Miller, though it struck him as an odd observation even at the moment he made it to himself, noticed that he was totally without appetite. Not even the burning, sour, transformed taste of his supper, still in his mouth from the bile he’d brought up when Dr. Rey had him cough, left him with even the most remote urge to clear it, neutralize it with a sip of water, the relief of gum. He guessed, too, that he’d had enough of Dr. Félix Rey.
Though he had complete, almost surprising, faith in Rey as a doctor, he understood that there’d been no reason to draw his blood, he understood that a sample of his pee would have revealed nothing of interest, and though Miller was as taken with his peculiar distinction (his residency in Van Gogh’s room at Arles) as the physician’s mad notion that in painting his great-great-grandfather, Van Gogh had somehow laid a spell on the great-great-grandson and fixed his fate forever. This, Miller realized, was probably not good medicine and he would have been content to bid the doctor goodnight and been permitted to turn the young man’s diagnosis (that he was weakly in spirit) and prognosis (that it would likely see him out his sojourn in Arles) over in his mind.

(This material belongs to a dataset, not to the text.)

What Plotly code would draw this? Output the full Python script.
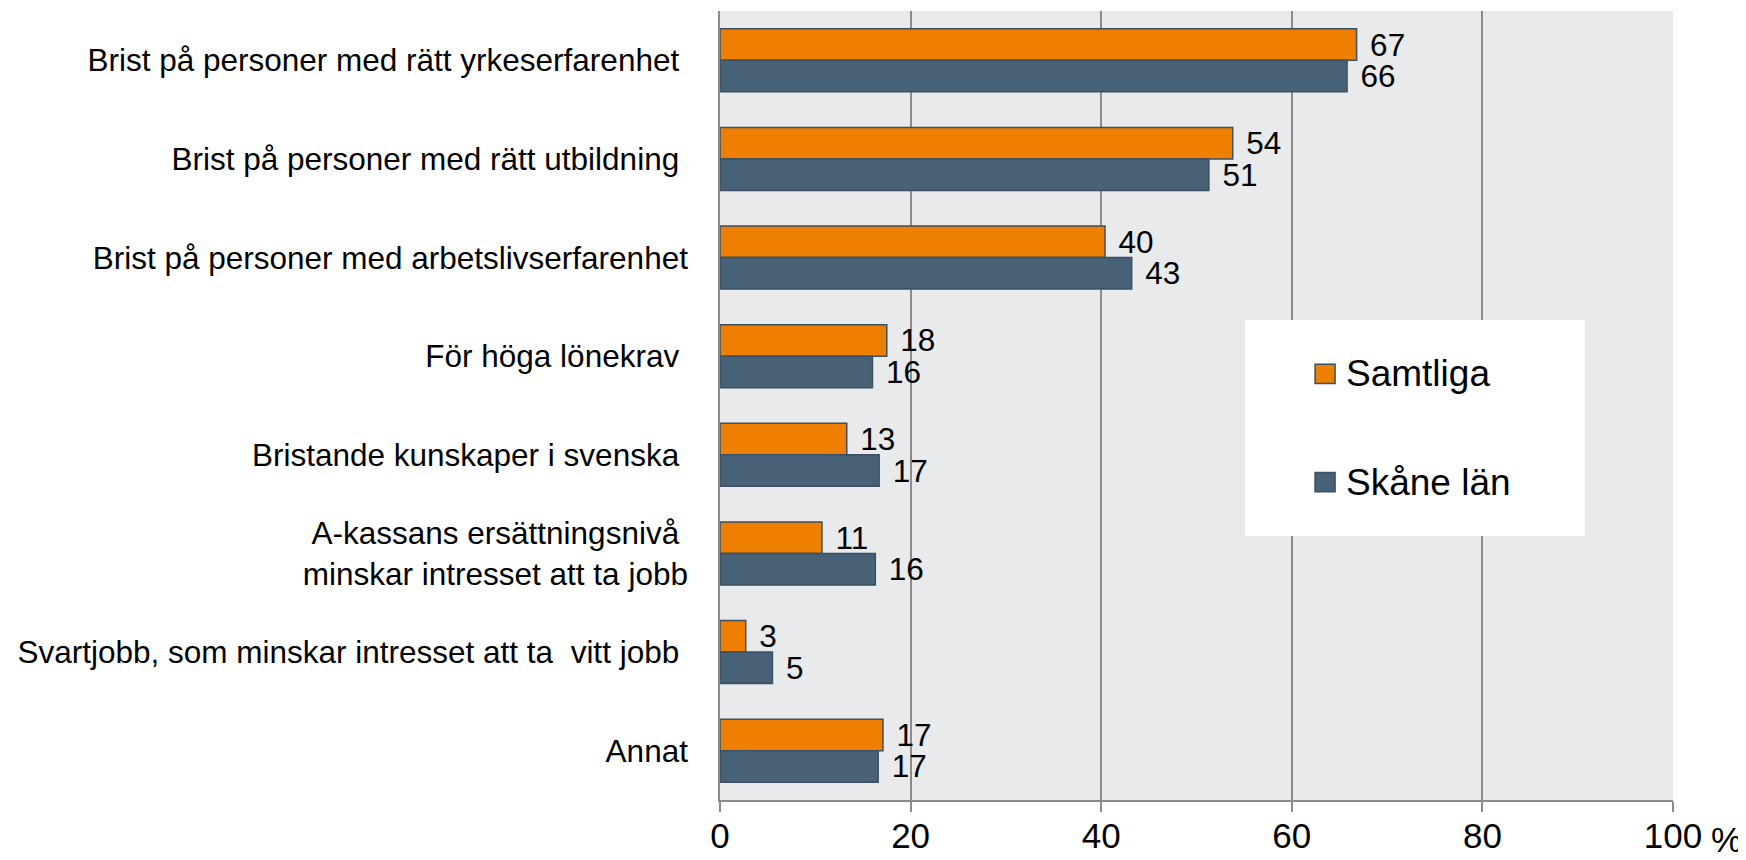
import plotly.graph_objects as go

# Categories (top to bottom) and the two series, in percent
categories = [
    "Brist på personer med rätt yrkeserfarenhet\u00a0",
    "Brist på personer med rätt utbildning\u00a0",
    "Brist på personer med arbetslivserfarenhet",
    "För höga lönekrav\u00a0",
    "Bristande kunskaper i svenska\u00a0",
    "A-kassans ersättningsnivå\u00a0<br>minskar intresset att ta jobb",
    "Svartjobb, som minskar intresset att ta\u00a0 vitt jobb\u00a0",
    "Annat",
]
samtliga = [66.8, 53.8, 40.4, 17.5, 13.3, 10.7, 2.7, 17.1]
skane = [65.8, 51.3, 43.2, 16.0, 16.7, 16.3, 5.5, 16.6]
samtliga_labels = ["67", "54", "40", "18", "13", "11", "3", "17"]
skane_labels = ["66", "51", "43", "16", "17", "16", "5", "17"]
tick_vals = [0, 20, 40, 60, 80, 100]
tick_text = ["0", "20", "40", "60", "80", "100"]

ORANGE = "#EE7F00"
SLATE = "#476176"
EDGE = "#3B5064"
GRID = "#8C8C8C"
FONT = "Arial, Liberation Sans, sans-serif"

fig = go.Figure()

fig.add_trace(go.Bar(
    y=categories, x=samtliga, name="Samtliga", orientation="h",
    marker=dict(color=ORANGE, line=dict(color=EDGE, width=1.5)),
    text=samtliga_labels, texttemplate="\u2004%{text}", textposition="outside",
    textfont=dict(size=31.5, color="black", family=FONT), constraintext="none",
    cliponaxis=False, showlegend=False,
))
fig.add_trace(go.Bar(
    y=categories, x=skane, name="Skåne län", orientation="h",
    marker=dict(color=SLATE, line=dict(color=EDGE, width=1.5)),
    text=skane_labels, texttemplate="\u2004%{text}", textposition="outside",
    textfont=dict(size=31.5, color="black", family=FONT), constraintext="none",
    cliponaxis=False, showlegend=False,
))

# page body has an 8px margin, so the figure is shifted by 8px
fig.update_layout(
    width=1738, height=852,
    margin=dict(l=712, r=73, t=3, b=60),
    paper_bgcolor="white", plot_bgcolor="#E9EAEC",
    barmode="group", bargap=0.36, bargroupgap=0,
    font=dict(family=FONT, color="black"),
)

fig.update_xaxes(
    range=[0, 100], tickvals=tick_vals, ticktext=tick_text,
    showgrid=True, gridcolor=GRID, gridwidth=1.5,
    showline=True, linecolor=GRID, linewidth=1.5,
    ticks="outside", ticklen=10, tickcolor=GRID, tickwidth=1.5,
    tickfont=dict(size=35, family=FONT, color="black"),
    ticklabelstandoff=-6,
    zeroline=False, automargin=False,
)
fig.update_yaxes(
    autorange="reversed", showgrid=False,
    showline=True, linecolor=GRID, linewidth=1.5,
    ticks="", ticklabelstandoff=24,
    tickfont=dict(size=31.5, family=FONT, color="black"),
    automargin=False,
)

# percent sign after the last tick label
fig.add_annotation(
    text="%", xref="paper", yref="paper", x=1.038, y=-0.05,
    xanchor="left", yanchor="middle", showarrow=False,
    font=dict(size=35, family=FONT, color="black"),
)

# legend box drawn over the gridlines
fig.add_shape(type="rect", xref="paper", yref="paper",
              x0=0.5509, x1=0.9077, y0=0.3346, y1=0.6084,
              fillcolor="white", line=dict(width=0), layer="above")
legend_items = [("Samtliga", ORANGE, 0.540), ("Skåne län", SLATE, 0.403)]
for name, color, yc in legend_items:
    fig.add_shape(type="rect", xref="paper", yref="paper",
                  x0=0.6244, x1=0.6454, y0=yc - 0.0122, y1=yc + 0.0122,
                  fillcolor=color, line=dict(color=EDGE, width=1.5), layer="above")
    fig.add_annotation(
        text=name, xref="paper", yref="paper", x=0.6548, y=yc,
        xanchor="left", yanchor="middle", showarrow=False,
        font=dict(size=37, family=FONT, color="black"),
    )

fig.write_html("out.html")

Then he noticed the muzzy class photo Félix Rey had given him and which he’d briefly examined and set down on the washstand. “You’ll want this,” he said and made to return it to the physician.
“Non non non. I insist not, Mr. Miller. It is yours to keep it. It is but a cheap trinket. The club makes them up.”
“Well,” he said, shifting, “thank you.” Miller, whose health, until Arles, had been so good he’d not had enough contact with doctors to understand that it was they rather than their patients who sent such signals, nevertheless hoped Rey had picked up enough English from the rubrics on his postcards — on this one, too, everything was in four languages — to guess by such shifts that their meeting was over.
As it happens he had.
Félix Rey rose from the rush-bottom chair beside Miller’s bed. “I shall see in on you again, Sir Mister Monsieur.”
“You don’t think you’d better leave me something to help me sleep?”
“What, pills?”
“Well sure, pills if you think that’s what I need.”
“An injection? Powders and sedatives?”
“You’re the doctor,” Miller said.
Félix Rey looked at him. “Did you know, Monsieur Mister, that it was to this chamber your neighbor called my great-great-grandfather on the night of the blood from the knife on his ear?”